There are more illustrations here and here. As you can see, things can get quite nasty. And people with a dogmatic and irrational need to appear virtuous can in fact behave in rather sinister ways.

Simen Thoresen

As I live too far from the Tate to contribute directly, I'll leave a comment worth more than a thousand words;
http://failblog.files.wordpress.com/2008/09/fail-owned-wheelchair-access-stairs-sign-fail.jpg

-S

David Gillies

It is a bit like Soweto c. 1980. Philistine that I am you'd probably need to hit me with sjamboks and fire tear gas at me to visit the bloody Tate Modern so I could see what latest farrago one of Sir Nicholas Scrotum's trained seals had come up with.

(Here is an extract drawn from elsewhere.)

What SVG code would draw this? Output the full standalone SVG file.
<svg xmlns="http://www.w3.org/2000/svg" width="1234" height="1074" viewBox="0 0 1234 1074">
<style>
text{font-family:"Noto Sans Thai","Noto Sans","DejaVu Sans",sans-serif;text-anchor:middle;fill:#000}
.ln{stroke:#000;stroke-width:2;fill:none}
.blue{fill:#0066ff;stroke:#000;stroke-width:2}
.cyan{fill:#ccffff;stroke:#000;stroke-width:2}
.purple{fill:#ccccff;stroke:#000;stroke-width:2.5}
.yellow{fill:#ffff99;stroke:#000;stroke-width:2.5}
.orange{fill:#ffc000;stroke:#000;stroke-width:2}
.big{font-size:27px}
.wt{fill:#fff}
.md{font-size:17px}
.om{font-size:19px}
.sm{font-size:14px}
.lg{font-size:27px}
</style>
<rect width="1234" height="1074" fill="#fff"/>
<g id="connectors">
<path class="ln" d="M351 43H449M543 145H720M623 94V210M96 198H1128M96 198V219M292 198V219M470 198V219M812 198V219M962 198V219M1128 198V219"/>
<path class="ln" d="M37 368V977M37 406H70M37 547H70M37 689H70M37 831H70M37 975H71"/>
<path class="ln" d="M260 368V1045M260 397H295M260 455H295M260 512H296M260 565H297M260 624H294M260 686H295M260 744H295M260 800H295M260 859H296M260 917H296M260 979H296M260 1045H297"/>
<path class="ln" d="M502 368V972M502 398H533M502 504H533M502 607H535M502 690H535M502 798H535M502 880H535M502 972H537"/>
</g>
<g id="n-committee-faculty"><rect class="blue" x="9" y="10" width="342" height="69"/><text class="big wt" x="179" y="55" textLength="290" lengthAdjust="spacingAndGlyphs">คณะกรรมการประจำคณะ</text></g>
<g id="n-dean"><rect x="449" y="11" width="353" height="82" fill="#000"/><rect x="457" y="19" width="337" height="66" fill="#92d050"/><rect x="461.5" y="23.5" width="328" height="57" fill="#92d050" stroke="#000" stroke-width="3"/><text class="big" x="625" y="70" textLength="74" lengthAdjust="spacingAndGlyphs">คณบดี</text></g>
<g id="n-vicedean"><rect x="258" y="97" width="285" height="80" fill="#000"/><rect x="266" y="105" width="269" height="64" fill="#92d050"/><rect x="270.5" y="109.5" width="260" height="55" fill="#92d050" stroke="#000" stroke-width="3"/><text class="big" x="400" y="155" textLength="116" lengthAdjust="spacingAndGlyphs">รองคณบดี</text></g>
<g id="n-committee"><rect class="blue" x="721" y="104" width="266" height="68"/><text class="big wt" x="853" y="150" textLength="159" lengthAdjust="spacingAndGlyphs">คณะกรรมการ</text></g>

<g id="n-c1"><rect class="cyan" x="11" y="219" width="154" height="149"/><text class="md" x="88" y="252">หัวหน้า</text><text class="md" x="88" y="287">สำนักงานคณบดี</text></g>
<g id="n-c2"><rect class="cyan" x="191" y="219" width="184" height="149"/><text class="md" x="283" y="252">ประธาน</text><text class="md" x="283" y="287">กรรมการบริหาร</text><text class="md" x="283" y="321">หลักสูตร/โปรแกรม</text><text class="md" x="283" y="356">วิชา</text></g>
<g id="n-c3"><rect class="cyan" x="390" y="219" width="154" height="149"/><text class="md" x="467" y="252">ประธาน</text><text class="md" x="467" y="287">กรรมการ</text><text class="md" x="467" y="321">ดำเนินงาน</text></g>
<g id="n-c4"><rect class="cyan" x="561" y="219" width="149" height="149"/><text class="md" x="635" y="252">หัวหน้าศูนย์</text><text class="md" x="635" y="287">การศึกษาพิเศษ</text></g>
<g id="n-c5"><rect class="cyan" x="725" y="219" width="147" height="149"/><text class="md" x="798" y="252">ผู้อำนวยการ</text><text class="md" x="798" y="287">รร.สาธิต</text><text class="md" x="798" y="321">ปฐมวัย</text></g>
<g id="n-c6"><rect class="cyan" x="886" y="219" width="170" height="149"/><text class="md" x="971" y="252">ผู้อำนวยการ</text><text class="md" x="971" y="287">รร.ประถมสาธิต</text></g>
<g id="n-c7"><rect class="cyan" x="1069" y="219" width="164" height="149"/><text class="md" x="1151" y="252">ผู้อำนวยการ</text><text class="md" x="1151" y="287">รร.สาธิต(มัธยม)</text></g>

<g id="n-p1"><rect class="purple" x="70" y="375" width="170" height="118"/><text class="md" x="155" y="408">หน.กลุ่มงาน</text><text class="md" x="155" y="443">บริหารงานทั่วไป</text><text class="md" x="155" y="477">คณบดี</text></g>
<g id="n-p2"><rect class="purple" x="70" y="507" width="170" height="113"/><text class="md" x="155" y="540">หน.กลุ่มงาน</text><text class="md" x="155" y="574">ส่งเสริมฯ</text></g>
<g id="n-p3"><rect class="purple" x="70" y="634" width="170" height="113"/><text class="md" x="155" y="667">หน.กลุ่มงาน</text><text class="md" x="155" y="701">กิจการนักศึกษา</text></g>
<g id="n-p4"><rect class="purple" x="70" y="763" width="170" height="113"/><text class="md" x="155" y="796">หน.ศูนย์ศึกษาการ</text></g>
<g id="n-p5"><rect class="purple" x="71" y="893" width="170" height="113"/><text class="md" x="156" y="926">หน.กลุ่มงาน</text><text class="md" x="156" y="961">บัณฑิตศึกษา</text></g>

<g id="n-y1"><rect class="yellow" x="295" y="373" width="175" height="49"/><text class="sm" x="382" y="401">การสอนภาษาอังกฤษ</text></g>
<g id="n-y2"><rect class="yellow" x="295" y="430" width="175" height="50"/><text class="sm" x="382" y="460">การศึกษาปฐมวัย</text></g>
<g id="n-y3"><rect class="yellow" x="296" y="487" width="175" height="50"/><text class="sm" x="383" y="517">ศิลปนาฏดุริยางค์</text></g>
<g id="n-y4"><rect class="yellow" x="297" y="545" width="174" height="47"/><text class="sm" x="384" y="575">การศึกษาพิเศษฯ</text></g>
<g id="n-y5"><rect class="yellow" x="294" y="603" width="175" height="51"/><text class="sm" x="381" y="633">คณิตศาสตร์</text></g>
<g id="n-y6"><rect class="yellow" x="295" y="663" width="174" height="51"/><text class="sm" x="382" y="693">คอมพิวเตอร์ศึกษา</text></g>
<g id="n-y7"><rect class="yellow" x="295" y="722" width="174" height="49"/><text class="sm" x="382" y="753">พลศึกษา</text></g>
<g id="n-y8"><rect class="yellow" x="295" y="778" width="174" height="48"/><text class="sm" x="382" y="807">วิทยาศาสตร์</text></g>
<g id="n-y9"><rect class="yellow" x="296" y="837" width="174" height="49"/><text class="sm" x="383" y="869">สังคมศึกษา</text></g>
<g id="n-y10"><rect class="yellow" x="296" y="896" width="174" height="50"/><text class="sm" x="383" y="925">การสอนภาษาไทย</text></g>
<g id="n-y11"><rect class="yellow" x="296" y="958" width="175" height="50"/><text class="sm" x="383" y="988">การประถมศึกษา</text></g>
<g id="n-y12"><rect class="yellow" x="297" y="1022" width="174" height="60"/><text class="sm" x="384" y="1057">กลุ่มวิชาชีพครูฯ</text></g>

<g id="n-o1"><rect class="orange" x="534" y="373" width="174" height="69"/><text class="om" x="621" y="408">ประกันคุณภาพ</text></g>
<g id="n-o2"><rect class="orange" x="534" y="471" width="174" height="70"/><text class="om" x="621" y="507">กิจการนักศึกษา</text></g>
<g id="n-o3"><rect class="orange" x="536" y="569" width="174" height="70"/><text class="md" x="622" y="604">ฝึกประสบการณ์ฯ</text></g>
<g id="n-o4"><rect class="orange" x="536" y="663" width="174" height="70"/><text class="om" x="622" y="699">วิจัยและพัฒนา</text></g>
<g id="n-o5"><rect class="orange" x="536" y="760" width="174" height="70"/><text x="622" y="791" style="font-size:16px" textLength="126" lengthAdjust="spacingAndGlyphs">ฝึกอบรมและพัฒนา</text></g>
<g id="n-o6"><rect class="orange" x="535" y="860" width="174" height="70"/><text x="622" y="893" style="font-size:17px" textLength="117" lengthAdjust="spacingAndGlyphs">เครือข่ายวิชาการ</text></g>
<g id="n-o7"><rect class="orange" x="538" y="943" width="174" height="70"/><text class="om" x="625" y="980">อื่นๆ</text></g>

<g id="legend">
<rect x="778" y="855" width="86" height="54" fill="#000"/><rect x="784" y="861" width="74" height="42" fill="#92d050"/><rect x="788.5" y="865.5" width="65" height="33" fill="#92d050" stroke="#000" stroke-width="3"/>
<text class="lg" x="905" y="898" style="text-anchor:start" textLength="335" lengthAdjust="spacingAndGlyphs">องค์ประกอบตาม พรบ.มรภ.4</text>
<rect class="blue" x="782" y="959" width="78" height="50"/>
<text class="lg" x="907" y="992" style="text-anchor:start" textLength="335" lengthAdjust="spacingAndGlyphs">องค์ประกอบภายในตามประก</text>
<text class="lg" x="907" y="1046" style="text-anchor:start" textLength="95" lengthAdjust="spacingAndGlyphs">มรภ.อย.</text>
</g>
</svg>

Hyperbole is so wearing. And it's so refractory to reasoned argument. Take the current hullabaloo in Wisconsin. You have a bunch of public servants, most of whom earn between $85,000 and $100,000 a year, comparing being asked to stump up a bit more for their pensions to the Holocaust. You can't engage peeople like that. It's like trying to talk palaeontology to a Young Earth Creationist. The crazy is too slippery and runs away too fast for one to get a handle on.

BT

"Oh you may laugh your heartless laugh, but Ms Birkett has to be escorted past cardboard boxes and health and safety notices. That’s oppression by anyone’s standard."

Backrooms full of cardboard boxes and health and safety notices are a cruel reminder of the existence useful people. People whose jobs serve a function beyond provoking a few cheap sarcastic laughs at their expense.

Exposing a Guardian columnist to such horrors is insensitive at best, if not an act of calculated sadism.